_Given information_
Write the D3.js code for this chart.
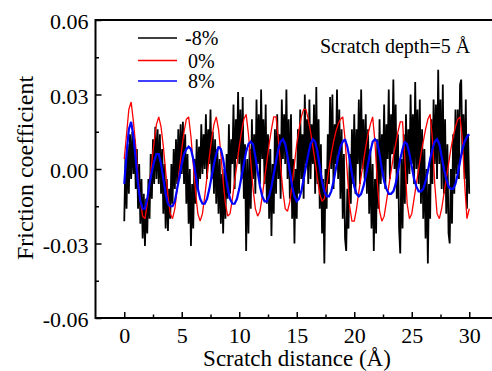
<!DOCTYPE html>
<html><head><meta charset="utf-8">
<script src="https://cdn.jsdelivr.net/npm/d3@7"></script>
<style>
html,body{margin:0;padding:0;background:#fff;}
svg{display:block;}
svg text{font-family:"Liberation Serif","Times New Roman",serif !important;}
</style></head>
<body><svg id="c" width="492" height="371"></svg>
<script>
// ---- data ----
const seriesNames = ["-8%", "0%", "8%"];
const seriesColors = ["#000000", "#ff0000", "#0000ff"];
const blackStart = 0, blackStep = 0.1;
const blackValues = [
-0.021,0.004,-0.016,0.010,-0.010,0.014,-0.004,0.015,-0.002,0.012,
-0.008,0.008,-0.016,0.002,-0.022,-0.004,-0.028,-0.010,-0.031,-0.012,
-0.026,-0.004,-0.020,0.006,-0.012,0.012,-0.006,0.017,-0.004,0.016,
-0.006,0.014,-0.010,0.008,-0.018,0.002,-0.024,-0.004,-0.025,-0.008,
-0.020,0.002,-0.014,0.008,-0.008,0.012,-0.006,0.016,-0.004,0.018,
-0.002,0.019,-0.006,0.014,-0.014,0.006,-0.022,0.000,-0.031,-0.006,
-0.024,0.004,-0.014,0.012,-0.008,0.009,-0.004,0.018,-0.002,0.014,
0.000,0.022,-0.004,0.016,0.002,0.024,-0.004,0.015,-0.010,0.012,
-0.014,0.008,-0.018,0.004,-0.022,-0.002,-0.026,0.000,-0.020,0.006,
-0.012,0.018,-0.010,0.012,0.002,0.026,-0.008,0.020,0.004,0.031,
0.002,0.024,-0.004,0.029,-0.012,0.010,-0.033,0.004,-0.026,0.008,
-0.016,0.020,-0.004,0.014,-0.010,0.028,0.002,0.022,-0.006,0.032,
0.004,0.020,-0.006,0.026,-0.014,0.014,-0.020,0.008,-0.027,0.002,
-0.018,0.016,-0.010,0.022,-0.004,0.014,-0.012,0.028,0.004,0.022,
0.002,0.032,-0.004,0.020,-0.012,0.022,-0.020,0.004,-0.030,0.000,
-0.020,0.016,-0.010,0.024,-0.004,0.014,-0.012,0.030,0.002,0.020,
-0.006,0.028,-0.004,0.018,0.002,0.026,-0.010,0.033,-0.006,0.020,
-0.016,0.010,-0.026,-0.004,-0.038,0.000,-0.016,0.014,-0.006,0.029,
0.000,0.030,-0.008,0.018,0.002,0.032,-0.004,0.024,-0.012,0.016,
-0.020,0.006,-0.028,-0.033,-0.008,-0.024,0.006,-0.014,0.016,-0.006,
0.022,-0.010,0.016,0.002,0.028,-0.006,0.032,0.000,0.020,-0.004,
0.022,-0.010,0.016,-0.018,0.008,-0.024,0.002,-0.033,-0.004,-0.026,
0.012,-0.016,0.020,-0.006,0.014,-0.002,0.026,-0.008,0.018,0.004,
0.032,-0.004,0.022,0.006,0.036,0.000,0.026,-0.012,0.014,-0.024,
-0.034,0.004,-0.024,0.014,-0.014,0.022,-0.006,0.016,-0.002,0.030,
0.002,0.022,-0.006,0.035,0.000,0.024,-0.006,0.028,-0.014,0.016,
-0.020,0.008,-0.028,0.000,-0.038,-0.006,-0.020,0.020,-0.006,0.028,
0.002,0.026,-0.004,0.040,0.002,0.028,-0.008,0.034,-0.010,0.020,
-0.018,0.010,-0.026,-0.030,0.000,-0.022,0.014,-0.010,0.024,-0.002,
0.024,-0.004,0.034,0.036,0.006,0.022,-0.004,0.028,-0.016,0.014,
-0.010
];
const redStart = 0, redStep = 0.2;
const redValues = [
0.004,0.014,0.024,0.027,0.019,0.009,-0.003,-0.013,-0.019,-0.020,
-0.014,-0.006,0.003,0.011,0.018,0.021,0.017,0.009,-0.001,-0.011,
-0.018,-0.020,-0.016,-0.008,0.000,0.008,0.015,0.020,0.021,0.013,
0.002,-0.009,-0.018,-0.021,-0.018,-0.011,-0.003,0.005,0.012,0.018,
0.021,0.016,0.006,-0.005,-0.014,-0.019,-0.018,-0.012,-0.005,0.002,
0.009,0.015,0.020,0.022,0.014,0.003,-0.008,-0.016,-0.019,-0.017,
-0.011,-0.004,0.003,0.010,0.016,0.021,0.021,0.012,0.001,-0.009,
-0.016,-0.017,-0.013,-0.006,0.002,0.010,0.016,0.021,0.024,0.024,
0.020,0.015,0.009,0.003,-0.004,-0.010,-0.013,-0.012,-0.007,0.000,
0.006,0.011,0.015,0.018,0.020,0.021,0.012,-0.002,-0.015,-0.021,
-0.021,-0.016,-0.009,-0.003,0.003,0.009,0.014,0.018,0.021,0.011,
-0.005,-0.017,-0.021,-0.019,-0.013,-0.007,-0.001,0.005,0.010,0.015,
0.019,0.019,0.004,-0.014,-0.020,-0.018,-0.012,-0.006,0.000,0.006,
0.011,0.016,0.020,0.022,0.012,-0.006,-0.018,-0.020,-0.016,-0.010,
-0.004,0.002,0.008,0.013,0.017,0.020,0.021,0.012,-0.006,-0.020,
-0.016
];
const blueStart = 0, blueStep = 0.2;
const blueValues = [
-0.006,0.006,0.016,0.019,0.013,0.004,-0.006,-0.013,-0.016,-0.016,
-0.012,-0.006,-0.001,0.003,0.006,0.006,0.002,-0.004,-0.010,-0.014,
-0.015,-0.015,-0.013,-0.008,-0.003,0.002,0.006,0.008,0.009,0.008,
0.004,-0.002,-0.008,-0.012,-0.014,-0.014,-0.012,-0.008,-0.003,0.002,
0.006,0.009,0.008,0.004,-0.002,-0.008,-0.012,-0.014,-0.014,-0.012,
-0.008,-0.003,0.002,0.007,0.010,0.011,0.010,0.005,-0.001,-0.007,
-0.011,-0.013,-0.013,-0.011,-0.007,-0.002,0.003,0.008,0.011,0.012,
0.010,0.005,-0.001,-0.007,-0.011,-0.013,-0.012,-0.009,-0.004,0.001,
0.006,0.010,0.012,0.011,0.007,0.001,-0.005,-0.009,-0.011,-0.011,
-0.009,-0.005,0.000,0.005,0.009,0.011,0.012,0.009,0.004,-0.002,
-0.007,-0.010,-0.011,-0.010,-0.007,-0.003,0.002,0.007,0.011,0.012,
0.011,0.006,0.000,-0.005,-0.008,-0.010,-0.010,-0.009,-0.006,-0.001,
0.004,0.008,0.011,0.010,0.006,0.001,-0.004,-0.007,-0.009,-0.009,
-0.008,-0.005,-0.001,0.004,0.008,0.011,0.012,0.010,0.005,0.000,
-0.004,-0.007,-0.008,-0.008,-0.006,-0.002,0.003,0.008,0.011,0.013,
0.014
];
const xTicks = [0, 5, 10, 15, 20, 25, 30];
const xMinorTicks = [2.5, 7.5, 12.5, 17.5, 22.5, 27.5];
const yTicks = [-0.06, -0.03, 0.00, 0.03, 0.06];
const yTickLabels = ["-0.06", "-0.03", "0.00", "0.03", "0.06"];
const yMinorTicks = [-0.045, -0.015, 0.015, 0.045];
const xTitle = "Scratch distance (Å)";
const yTitle = "Friction coefficient";
const note = "Scratch depth=5 Å";

// ---- chart ----
const svg = d3.select("#c");
svg.append("rect").attr("width",492).attr("height",371).attr("fill","#fff");
const L = 95.5, T = 20, B = 318, R = 498;
const x = d3.scaleLinear().domain([-2.5, 32.5]).range([L, R]);
const y = d3.scaleLinear().domain([-0.06, 0.06]).range([B, T]);

function toPts(vals, start, step){ return vals.map((v,i)=>[start + i*step, v]); }
const line = d3.line().x(d=>x(d[0])).y(d=>y(d[1]));
const series = [
  {pts: toPts(blackValues, blackStart, blackStep), color: seriesColors[0], w: 1.8},
  {pts: toPts(redValues, redStart, redStep), color: seriesColors[1], w: 1.3},
  {pts: toPts(blueValues, blueStart, blueStep), color: seriesColors[2], w: 2.2}
];
const g = svg.append("g");
series.forEach(s => {
  g.append("path").datum(s.pts).attr("d", line)
   .attr("fill","none").attr("stroke", s.color).attr("stroke-width", s.w)
   .attr("stroke-linejoin","miter").attr("stroke-miterlimit", 2);
});

// axes
const ax = svg.append("g").attr("transform",`translate(0,${B})`)
  .call(d3.axisBottom(x).tickValues(xTicks).tickSize(-6).tickPadding(9).tickFormat(d3.format("d")));
const axm = svg.append("g").attr("transform",`translate(0,${B})`)
  .call(d3.axisBottom(x).tickValues(xMinorTicks).tickSize(-3.5).tickFormat(""));
const ay = svg.append("g").attr("transform",`translate(${L},0)`)
  .call(d3.axisLeft(y).tickValues(yTicks).tickSize(-6).tickPadding(7).tickFormat((d,i)=>yTickLabels[i]));
const aym = svg.append("g").attr("transform",`translate(${L},0)`)
  .call(d3.axisLeft(y).tickValues(yMinorTicks).tickSize(-3.5).tickFormat(""));
[ax,axm,ay,aym].forEach(a=>{
  a.attr("font-family",null).attr("font-size",null);
  a.select(".domain").remove();
  a.selectAll("line").attr("stroke","#000").attr("stroke-width",1.5);
  a.selectAll("text").style("font-size","22px").attr("fill","#000");
});
ay.selectAll("text").attr("dy",null).attr("y",8.5);

// frame
svg.append("path").attr("d",`M${L},${T}H${R}M${L},${B}H${R}M${L},${T-1}V${B+1}`)
  .attr("stroke","#000").attr("stroke-width",2).attr("fill","none");

// titles
svg.append("text").attr("x",297).attr("y",366).attr("text-anchor","middle")
  .style("font-size","23px").text(xTitle);
svg.append("text").attr("transform","translate(33,168) rotate(-90)").attr("text-anchor","middle")
  .style("font-size","24px").text(yTitle);

// legend
const legY = [38, 60.5, 81];
const legTextX = [185, 188, 188];
seriesNames.forEach((n,i)=>{
  svg.append("line").attr("x1",138).attr("x2",177).attr("y1",legY[i]).attr("y2",legY[i])
    .attr("stroke",seriesColors[i]).attr("stroke-width",1.6);
  svg.append("text").attr("x",legTextX[i]).attr("y",legY[i]+7)
    .style("font-size","20px").text(n);
});
svg.append("text").attr("x",320).attr("y",53).style("font-size","20px").text(note);
</script></body></html>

_Task objective_
Only a number is wanted: how many lines above include "chart"?

_Final answer_
2